Rows from a dataset of charts and code:

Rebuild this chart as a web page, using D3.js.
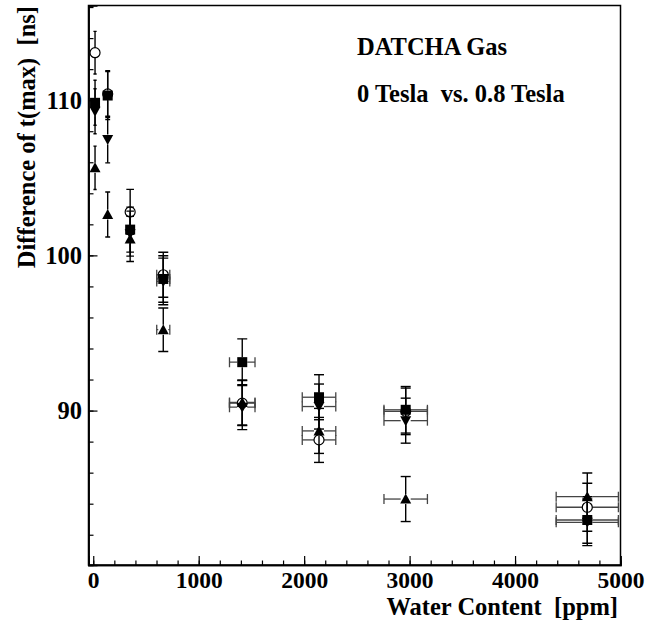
<!DOCTYPE html>
<html><head><meta charset="utf-8">
<script src="https://cdn.jsdelivr.net/npm/d3@7"></script>
<style>body{margin:0;background:#fff}svg{display:block}text{font-family:"Liberation Serif","Times New Roman",serif;font-weight:bold}</style>
</head><body>
<svg id="c" width="664" height="622"></svg>
<script>
// Water content [ppm] per measurement
const xValues = [17, 137, 350, 664, 1413, 2141, 2963, 4685];
const xErrors = [1, 9, 22, 62, 121, 159, 206, 295];
// Difference of t(max) [ns]
const circleValues = [113.06, 110.4, 102.80, 98.75, 90.48, 88.11, 89.95, 83.77];
const circleErrors = [1.37, 1.5, 1.45, 1.45, 1.45, 1.45, 1.5, 1.55];
const upValues = [105.64, 102.63, 101.06, 95.21, 90.52, 88.69, 84.30, 84.45];
const upErrors = [1.4, 1.45, 1.45, 1.4, 1.45, 1.45, 1.45, 1.53];
const downValues = [109.29, 107.46, 101.4, 98.32, 90.22, 90.26, 89.35, 82.8];
const downErrors = [1.45, 1.5, 1.45, 1.5, 1.45, 1.45, 1.45, 1.5];
const squareValues = [109.83, 110.30, 101.66, 98.48, 93.12, 90.86, 90.05, 82.95];
const squareErrors = [1.45, 1.55, 1.45, 1.5, 1.5, 1.45, 1.5, 1.5];
const xTicks = [0, 1000, 2000, 3000, 4000, 5000];
const yTicks = [90, 100, 110];
const xDomain = [-45, 5000];
const yDomain = [80.05, 116.1];
const titleX = "Water Content  [ppm]";
const titleY = "Difference of t(max)  [ns]";
const notes = ["DATCHA Gas", "0 Tesla  vs. 0.8 Tesla"];

const L = 88.5, R = 620.5, T = 5.5, B = 565;
const svg = d3.select("#c");
const x = d3.scaleLinear().domain(xDomain).range([L, R]);
const y = d3.scaleLinear().domain(yDomain).range([B, T]);

// frame
svg.append("rect").attr("x", L).attr("y", T).attr("width", R - L).attr("height", B - T)
  .attr("fill", "none").attr("stroke", "#000").attr("stroke-width", 1.5);

// axes (ticks inward)
const xMinor = d3.range(0, 5001, 200);
const yMinor = d3.range(82, 117, 2);
const gx = svg.append("g").attr("transform", `translate(0,${B})`);
gx.call(d3.axisBottom(x).tickValues(xMinor).tickSize(-4.5).tickFormat(""));
gx.append("g").call(d3.axisBottom(x).tickValues(xTicks).tickSize(-9).tickFormat(d3.format("d")));
const gy = svg.append("g").attr("transform", `translate(${L},0)`);
gy.call(d3.axisLeft(y).tickValues(yMinor).tickSize(-5).tickFormat(""));
gy.append("g").call(d3.axisLeft(y).tickValues(yTicks).tickSize(-9).tickFormat(d3.format("d")));
svg.selectAll(".domain").attr("stroke", "#000").attr("stroke-width", 1.5);
svg.selectAll(".tick line").attr("stroke", "#000").attr("stroke-width", 1.2);
gx.selectAll(".tick text").attr("font-size", 23.5).attr("font-family", "Liberation Serif").attr("font-weight", "bold")
  .attr("y", 23).attr("dy", null).attr("fill", "#000");
gy.selectAll(".tick text").attr("font-size", 24.5).attr("font-family", "Liberation Serif").attr("font-weight", "bold")
  .attr("x", -6.5).attr("dy", "0.34em").attr("fill", "#000");

// titles
svg.append("text").attr("x", 618).attr("y", 615).attr("text-anchor", "end")
  .attr("font-size", 24.5).style("white-space", "pre").text(titleX);
svg.append("text").attr("transform", "translate(35,6) rotate(-90)").attr("text-anchor", "end")
  .attr("font-size", 24.5).style("white-space", "pre").text(titleY);
svg.append("text").attr("x", 357).attr("y", 55).attr("font-size", 24.5).style("white-space", "pre").text(notes[0]);
svg.append("text").attr("x", 357).attr("y", 101.5).attr("font-size", 24.5).style("white-space", "pre").text(notes[1]);

const series = [
  {v: circleValues, e: circleErrors, shape: "circle"},
  {v: upValues, e: upErrors, shape: "up"},
  {v: downValues, e: downErrors, shape: "down"},
  {v: squareValues, e: squareErrors, shape: "square"}
];
const plot = svg.append("g");
svg.append("clipPath").attr("id", "pc").append("rect")
  .attr("x", L).attr("y", T).attr("width", R - L).attr("height", B - T);
plot.attr("clip-path", "url(#pc)");
const gap = 5;
series.forEach(s => {
  const g = plot.append("g");
  xValues.forEach((xv, i) => {
    const cx = x(xv), cy = y(s.v[i]);
    const x0 = x(xv - xErrors[i]), x1 = x(xv + xErrors[i]);
    const y0 = y(s.v[i] + s.e[i]), y1 = y(s.v[i] - s.e[i]);
    const cap = Math.min(5, (x1 - cx) + 1.5);
    // vertical error bar
    g.append("line").attr("x1", cx).attr("x2", cx).attr("y1", y0).attr("y2", cy - gap).attr("stroke", "#000").attr("stroke-width", 1.4);
    g.append("line").attr("x1", cx).attr("x2", cx).attr("y1", cy + gap).attr("y2", y1).attr("stroke", "#000").attr("stroke-width", 1.4);
    [y0, y1].forEach(yy => g.append("line").attr("x1", cx - cap).attr("x2", cx + cap).attr("y1", yy).attr("y2", yy).attr("stroke", "#000").attr("stroke-width", 1.4));
    // horizontal error bar
    if (x1 - cx > gap) {
      g.append("line").attr("x1", x0).attr("x2", cx - gap).attr("y1", cy).attr("y2", cy).attr("stroke", "#444").attr("stroke-width", 1.3);
      g.append("line").attr("x1", cx + gap).attr("x2", x1).attr("y1", cy).attr("y2", cy).attr("stroke", "#444").attr("stroke-width", 1.3);
      [x0, x1].forEach(xx => g.append("line").attr("x1", xx).attr("x2", xx).attr("y1", cy - 5).attr("y2", cy + 5).attr("stroke", "#444").attr("stroke-width", 1.3));
    }
    // marker
    if (s.shape === "circle") {
      g.append("circle").attr("cx", cx).attr("cy", cy).attr("r", 5).attr("fill", "none").attr("stroke", "#000").attr("stroke-width", 1.2);
    } else if (s.shape === "square") {
      g.append("rect").attr("x", cx - 5).attr("y", cy - 5).attr("width", 10).attr("height", 10).attr("fill", "#000");
    } else if (s.shape === "up") {
      g.append("path").attr("d", `M${cx - 5.5},${cy + 4.5}L${cx + 5.5},${cy + 4.5}L${cx},${cy - 5.5}Z`).attr("fill", "#000");
    } else {
      g.append("path").attr("d", `M${cx - 5.5},${cy - 4.5}L${cx + 5.5},${cy - 4.5}L${cx},${cy + 5.5}Z`).attr("fill", "#000");
    }
  });
});
</script>
</body></html>
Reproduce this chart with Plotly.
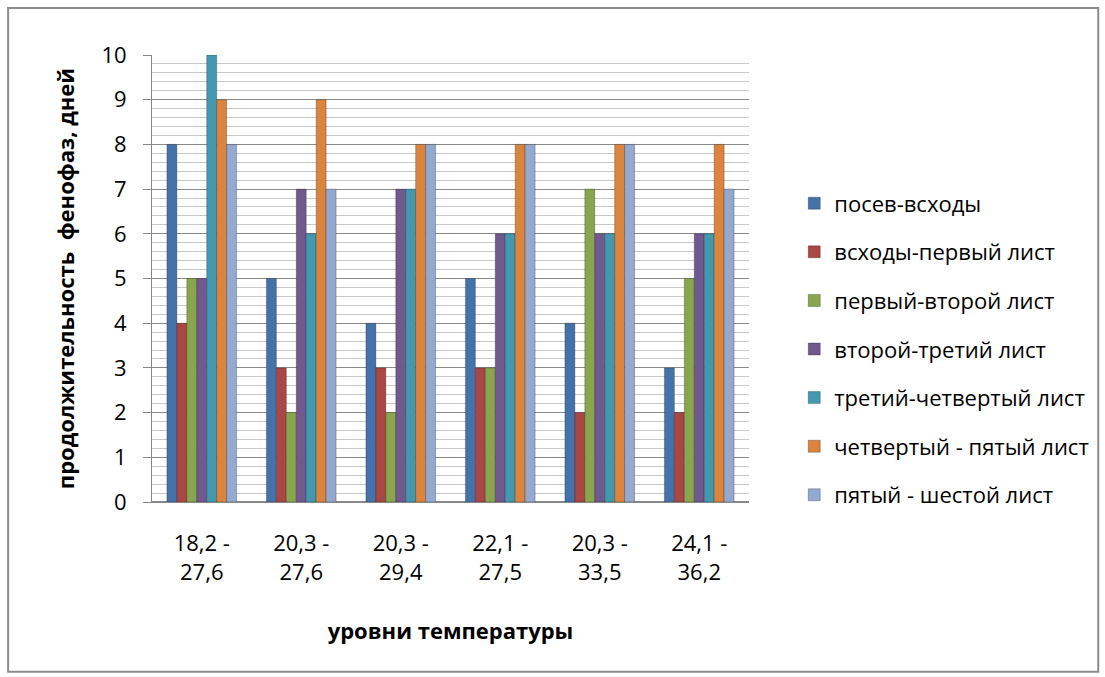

• [Written exercise]:
Copy all the data exactly as written, but skip any picture.

• [Exercise answer]:
Rebuild this chart as a web page, using D3.js.
<!DOCTYPE html>
<html><head><meta charset="utf-8">
<script src="https://cdn.jsdelivr.net/npm/d3@7"></script>
<style>body{margin:0;background:#fff}svg{display:block}text{font-family:"Liberation Serif","Times New Roman",serif;font-weight:bold}</style>
</head><body>
<svg id="c" width="664" height="622"></svg>
<script>
// Water content [ppm] per measurement
const xValues = [17, 137, 350, 664, 1413, 2141, 2963, 4685];
const xErrors = [1, 9, 22, 62, 121, 159, 206, 295];
// Difference of t(max) [ns]
const circleValues = [113.06, 110.4, 102.80, 98.75, 90.48, 88.11, 89.95, 83.77];
const circleErrors = [1.37, 1.5, 1.45, 1.45, 1.45, 1.45, 1.5, 1.55];
const upValues = [105.64, 102.63, 101.06, 95.21, 90.52, 88.69, 84.30, 84.45];
const upErrors = [1.4, 1.45, 1.45, 1.4, 1.45, 1.45, 1.45, 1.53];
const downValues = [109.29, 107.46, 101.4, 98.32, 90.22, 90.26, 89.35, 82.8];
const downErrors = [1.45, 1.5, 1.45, 1.5, 1.45, 1.45, 1.45, 1.5];
const squareValues = [109.83, 110.30, 101.66, 98.48, 93.12, 90.86, 90.05, 82.95];
const squareErrors = [1.45, 1.55, 1.45, 1.5, 1.5, 1.45, 1.5, 1.5];
const xTicks = [0, 1000, 2000, 3000, 4000, 5000];
const yTicks = [90, 100, 110];
const xDomain = [-45, 5000];
const yDomain = [80.05, 116.1];
const titleX = "Water Content  [ppm]";
const titleY = "Difference of t(max)  [ns]";
const notes = ["DATCHA Gas", "0 Tesla  vs. 0.8 Tesla"];

const L = 88.5, R = 620.5, T = 5.5, B = 565;
const svg = d3.select("#c");
const x = d3.scaleLinear().domain(xDomain).range([L, R]);
const y = d3.scaleLinear().domain(yDomain).range([B, T]);

// frame
svg.append("rect").attr("x", L).attr("y", T).attr("width", R - L).attr("height", B - T)
  .attr("fill", "none").attr("stroke", "#000").attr("stroke-width", 1.5);

// axes (ticks inward)
const xMinor = d3.range(0, 5001, 200);
const yMinor = d3.range(82, 117, 2);
const gx = svg.append("g").attr("transform", `translate(0,${B})`);
gx.call(d3.axisBottom(x).tickValues(xMinor).tickSize(-4.5).tickFormat(""));
gx.append("g").call(d3.axisBottom(x).tickValues(xTicks).tickSize(-9).tickFormat(d3.format("d")));
const gy = svg.append("g").attr("transform", `translate(${L},0)`);
gy.call(d3.axisLeft(y).tickValues(yMinor).tickSize(-5).tickFormat(""));
gy.append("g").call(d3.axisLeft(y).tickValues(yTicks).tickSize(-9).tickFormat(d3.format("d")));
svg.selectAll(".domain").attr("stroke", "#000").attr("stroke-width", 1.5);
svg.selectAll(".tick line").attr("stroke", "#000").attr("stroke-width", 1.2);
gx.selectAll(".tick text").attr("font-size", 23.5).attr("font-family", "Liberation Serif").attr("font-weight", "bold")
  .attr("y", 23).attr("dy", null).attr("fill", "#000");
gy.selectAll(".tick text").attr("font-size", 24.5).attr("font-family", "Liberation Serif").attr("font-weight", "bold")
  .attr("x", -6.5).attr("dy", "0.34em").attr("fill", "#000");

// titles
svg.append("text").attr("x", 618).attr("y", 615).attr("text-anchor", "end")
  .attr("font-size", 24.5).style("white-space", "pre").text(titleX);
svg.append("text").attr("transform", "translate(35,6) rotate(-90)").attr("text-anchor", "end")
  .attr("font-size", 24.5).style("white-space", "pre").text(titleY);
svg.append("text").attr("x", 357).attr("y", 55).attr("font-size", 24.5).style("white-space", "pre").text(notes[0]);
svg.append("text").attr("x", 357).attr("y", 101.5).attr("font-size", 24.5).style("white-space", "pre").text(notes[1]);

const series = [
  {v: circleValues, e: circleErrors, shape: "circle"},
  {v: upValues, e: upErrors, shape: "up"},
  {v: downValues, e: downErrors, shape: "down"},
  {v: squareValues, e: squareErrors, shape: "square"}
];
const plot = svg.append("g");
svg.append("clipPath").attr("id", "pc").append("rect")
  .attr("x", L).attr("y", T).attr("width", R - L).attr("height", B - T);
plot.attr("clip-path", "url(#pc)");
const gap = 5;
series.forEach(s => {
  const g = plot.append("g");
  xValues.forEach((xv, i) => {
    const cx = x(xv), cy = y(s.v[i]);
    const x0 = x(xv - xErrors[i]), x1 = x(xv + xErrors[i]);
    const y0 = y(s.v[i] + s.e[i]), y1 = y(s.v[i] - s.e[i]);
    const cap = Math.min(5, (x1 - cx) + 1.5);
    // vertical error bar
    g.append("line").attr("x1", cx).attr("x2", cx).attr("y1", y0).attr("y2", cy - gap).attr("stroke", "#000").attr("stroke-width", 1.4);
    g.append("line").attr("x1", cx).attr("x2", cx).attr("y1", cy + gap).attr("y2", y1).attr("stroke", "#000").attr("stroke-width", 1.4);
    [y0, y1].forEach(yy => g.append("line").attr("x1", cx - cap).attr("x2", cx + cap).attr("y1", yy).attr("y2", yy).attr("stroke", "#000").attr("stroke-width", 1.4));
    // horizontal error bar
    if (x1 - cx > gap) {
      g.append("line").attr("x1", x0).attr("x2", cx - gap).attr("y1", cy).attr("y2", cy).attr("stroke", "#444").attr("stroke-width", 1.3);
      g.append("line").attr("x1", cx + gap).attr("x2", x1).attr("y1", cy).attr("y2", cy).attr("stroke", "#444").attr("stroke-width", 1.3);
      [x0, x1].forEach(xx => g.append("line").attr("x1", xx).attr("x2", xx).attr("y1", cy - 5).attr("y2", cy + 5).attr("stroke", "#444").attr("stroke-width", 1.3));
    }
    // marker
    if (s.shape === "circle") {
      g.append("circle").attr("cx", cx).attr("cy", cy).attr("r", 5).attr("fill", "none").attr("stroke", "#000").attr("stroke-width", 1.2);
    } else if (s.shape === "square") {
      g.append("rect").attr("x", cx - 5).attr("y", cy - 5).attr("width", 10).attr("height", 10).attr("fill", "#000");
    } else if (s.shape === "up") {
      g.append("path").attr("d", `M${cx - 5.5},${cy + 4.5}L${cx + 5.5},${cy + 4.5}L${cx},${cy - 5.5}Z`).attr("fill", "#000");
    } else {
      g.append("path").attr("d", `M${cx - 5.5},${cy - 4.5}L${cx + 5.5},${cy - 4.5}L${cx},${cy + 5.5}Z`).attr("fill", "#000");
    }
  });
});
</script>
</body></html>
Reproduce this chart with Plotly.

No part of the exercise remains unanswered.